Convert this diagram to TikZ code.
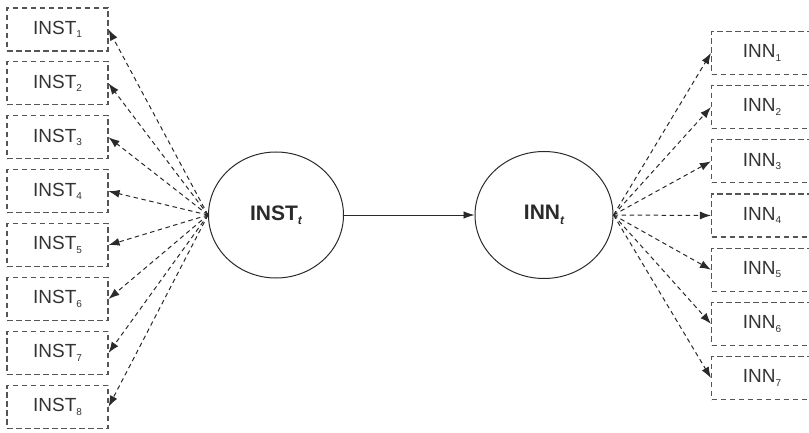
\documentclass[tikz,border=0pt]{standalone}
\usepackage{fontspec}
\setmainfont{Liberation Sans}
\usetikzlibrary{arrows.meta,shapes.geometric}
\definecolor{boxline}{HTML}{555555}
\definecolor{txt}{HTML}{333333}
\definecolor{ink}{HTML}{2A2A2A}
\newcommand\lowidx[1]{\raisebox{-0.35ex}{\fontsize{10}{10}\selectfont #1}}
\newcommand\hidx[1]{\raisebox{-0.4ex}{\fontsize{12}{12}\selectfont\itshape #1}}
\tikzset{
  itembox/.style={draw=boxline, line width=1.1pt, dash pattern=on 5.5pt off 3.5pt,
    minimum width=101pt, minimum height=43pt, inner sep=0pt,
    text=txt, font=\fontsize{19}{19}\selectfont},
  hub/.style={ellipse, draw=ink, line width=1pt, inner sep=0pt,
    text=ink, font=\fontsize{21}{21}\selectfont\bfseries},
  link/.style={draw=ink, line width=1pt, dash pattern=on 4.5pt off 3.5pt,
    -{Latex[length=11pt,width=8pt]}},
  mainlink/.style={draw=ink, line width=0.9pt, -{Latex[length=11pt,width=7.5pt]}}
}
\begin{document}
\begin{tikzpicture}[x=1pt,y=-1pt]
  \useasboundingbox (0,0) rectangle (809,433);
  % central constructs
  \node[hub, minimum width=135pt, minimum height=126pt] (inst) at (276,215) {INST\hidx{t}};
  \node[hub, minimum width=138pt, minimum height=127pt] (inn) at (544,215) {INN\hidx{t}};
  \draw[mainlink] (inst.east) -- (inn.west);
  % left indicators
  \foreach \i in {1,...,8} {
    \node[itembox] (L\i) at (57.5,{29.5+53.9*(\i-1)}) {INST\lowidx{\i}};
    \draw[link] (inst.west) -- (L\i.east);
  }
  % right indicators
  \foreach \i in {1,...,7} {
    \node[itembox] (R\i) at (762,{53+54.17*(\i-1)}) {INN\lowidx{\i}};
    \draw[link] (inn.east) -- (R\i.west);
  }
\end{tikzpicture}
\end{document}
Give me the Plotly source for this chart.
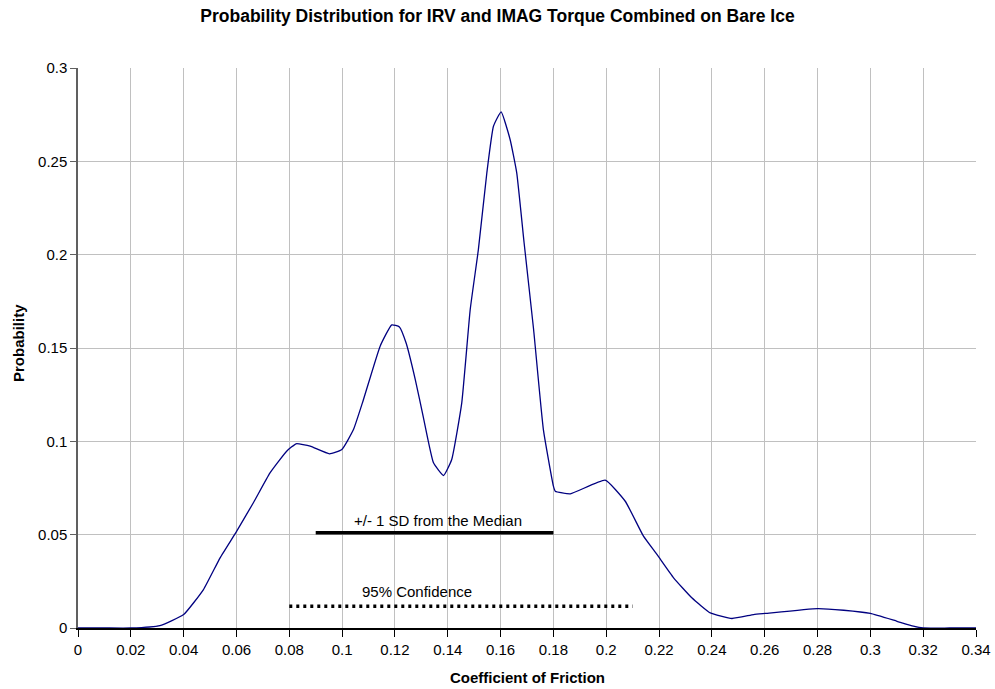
import plotly.graph_objects as go

# Probability density curve
friction = [0.0, 0.01, 0.02, 0.031, 0.040, 0.0475, 0.0538, 0.0601, 0.0664, 0.0727,
            0.079, 0.0826, 0.0879, 0.0952, 0.0999, 0.1043, 0.108, 0.1144, 0.1188,
            0.1217, 0.1242, 0.1277, 0.1308, 0.1346, 0.1384, 0.1415, 0.1453, 0.1485,
            0.1516, 0.1548, 0.1573, 0.1602, 0.1636, 0.1661, 0.1689, 0.1725, 0.1762,
            0.1800, 0.1807, 0.1864, 0.1996, 0.2072, 0.2141, 0.2192, 0.2255, 0.2324,
            0.2394, 0.2476, 0.2558, 0.2602, 0.2800, 0.2899, 0.3000, 0.3101, 0.3163,
            0.3200, 0.3300, 0.3400]
probability = [0.0, 0.0, 0.0, 0.0013, 0.0072, 0.0206, 0.0376, 0.0519, 0.0671, 0.0831,
               0.0947, 0.0987, 0.0974, 0.0933, 0.0956, 0.1063, 0.122, 0.151, 0.1624,
               0.1613, 0.1528, 0.1331, 0.1126, 0.0885, 0.0817, 0.0903, 0.1206, 0.1706,
               0.2028, 0.2439, 0.2688, 0.2765, 0.2617, 0.2439, 0.2064, 0.1599, 0.1063,
               0.076, 0.0733, 0.0719, 0.0792, 0.0679, 0.0492, 0.0394, 0.0269, 0.0162,
               0.0081, 0.0051, 0.0072, 0.0078, 0.0104, 0.0095, 0.0078, 0.0036, 0.001,
               0.0, 0.0, 0.0]

# Range markers
sd_x = [0.09, 0.18]
sd_y = [0.051, 0.051]
ci_x = [0.08, 0.21]
ci_y = [0.0117, 0.0117]

x_ticks = [round(i * 0.02, 2) for i in range(18)]
x_labels = ["0", "0.02", "0.04", "0.06", "0.08", "0.1", "0.12", "0.14", "0.16",
            "0.18", "0.2", "0.22", "0.24", "0.26", "0.28", "0.3", "0.32", "0.34"]
y_ticks = [0, 0.05, 0.1, 0.15, 0.2, 0.25, 0.3]
y_labels = ["0", "0.05", "0.1", "0.15", "0.2", "0.25", "0.3"]

font = "Liberation Sans, Arial, sans-serif"

fig = go.Figure()
fig.add_trace(go.Scatter(x=friction, y=probability, mode="lines",
                         line=dict(color="#000080", width=1.3, shape="spline", smoothing=0.4),
                         showlegend=False, hoverinfo="skip"))
fig.add_trace(go.Scatter(x=sd_x, y=sd_y, mode="lines",
                         line=dict(color="black", width=3.5), showlegend=False))
fig.add_trace(go.Scatter(x=ci_x, y=ci_y, mode="lines",
                         line=dict(color="black", width=3.5, dash="3px,4px"), showlegend=False))

fig.add_annotation(x=0.1362, y=0.0576, text="+/- 1 SD from the Median", showarrow=False,
                   font=dict(family=font, size=15, color="black"))
fig.add_annotation(x=0.1283, y=0.0197, text="95% Confidence", showarrow=False,
                   font=dict(family=font, size=15, color="black"))

# Axis titles placed as paper annotations
fig.add_annotation(xref="paper", yref="paper", x=0.5, y=(628 - 677) / 560,
                   xanchor="center", yanchor="middle", showarrow=False,
                   text="<b>Coefficient of Friction</b>",
                   font=dict(family=font, size=15, color="black"))
fig.add_annotation(xref="paper", yref="paper", x=(18 - 78) / 898, y=(628 - 343) / 560,
                   xanchor="center", yanchor="middle", showarrow=False, textangle=-90,
                   text="<b>Probability</b>",
                   font=dict(family=font, size=15, color="black"))

fig.update_layout(
    width=995, height=689,
    margin=dict(l=78, r=19, t=68, b=61, autoexpand=False),
    paper_bgcolor="white", plot_bgcolor="white",
    title=dict(text="<b>Probability Distribution for IRV and IMAG Torque Combined on Bare Ice</b>",
               x=0.5, xanchor="center", y=1 - 16 / 689, yanchor="middle",
               font=dict(family=font, size=17.5, color="black")),
    font=dict(family=font, size=15, color="black"),
)
fig.update_xaxes(range=[0, 0.34], tickvals=x_ticks, ticktext=x_labels, automargin=False,
                 showgrid=True, gridcolor="#c0c0c0", gridwidth=1, zeroline=False,
                 showline=True, linecolor="black", linewidth=1.5,
                 ticks="outside", ticklen=7, tickcolor="black",
                 tickfont=dict(family=font, size=15))
fig.update_yaxes(range=[0, 0.3], tickvals=y_ticks, ticktext=y_labels, automargin=False,
                 showgrid=True, gridcolor="#c0c0c0", gridwidth=1, zeroline=False,
                 showline=True, linecolor="#606060", linewidth=1.5,
                 ticks="outside", ticklen=6, tickcolor="#606060",
                 tickfont=dict(family=font, size=15))

fig.write_html("out.html")
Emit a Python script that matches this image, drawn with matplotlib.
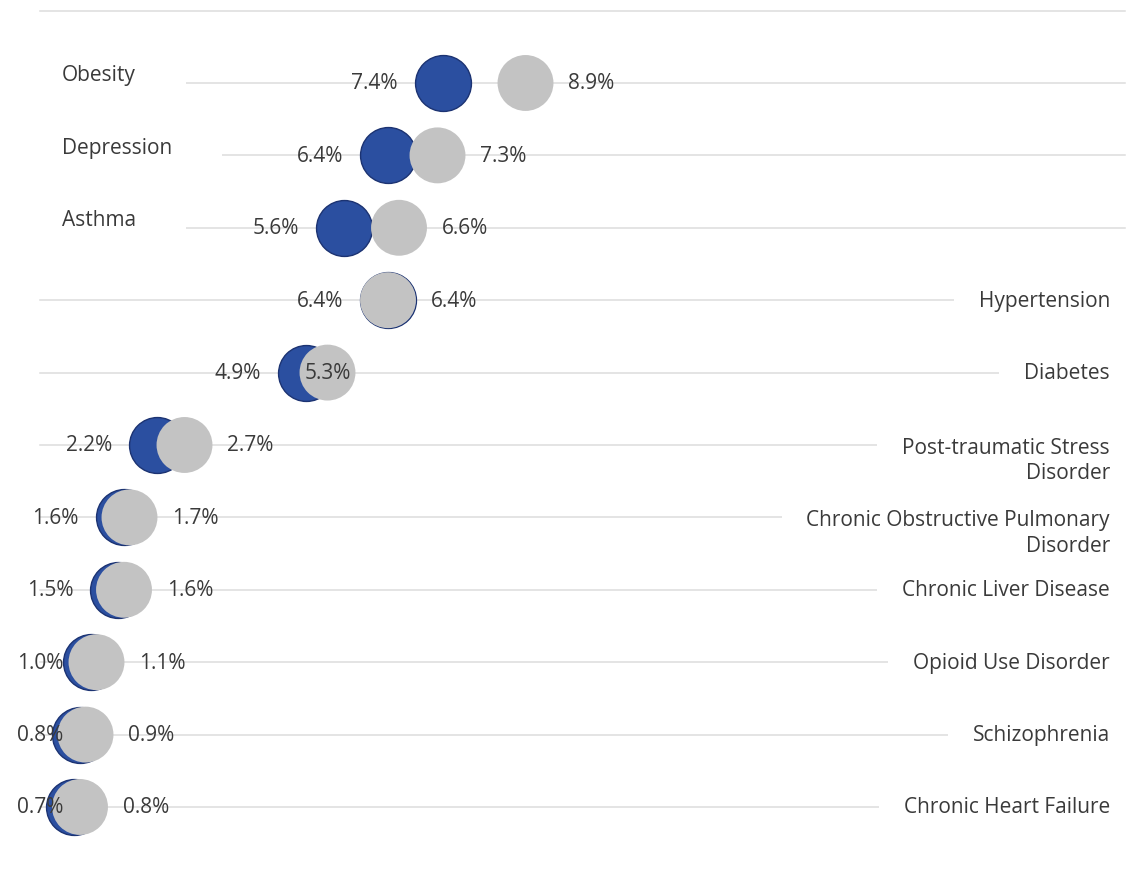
◇ ◇ ◇ ◇ ◇ ◇ ◇
- Aim -
Of the lines above, copy only those from the one holding "Give me the Plotly source for this chart." to the one holding "import plotly.graph_objects as go", both included, and exclude every image.

- Response -
Give me the Plotly source for this chart.
import plotly.graph_objects as go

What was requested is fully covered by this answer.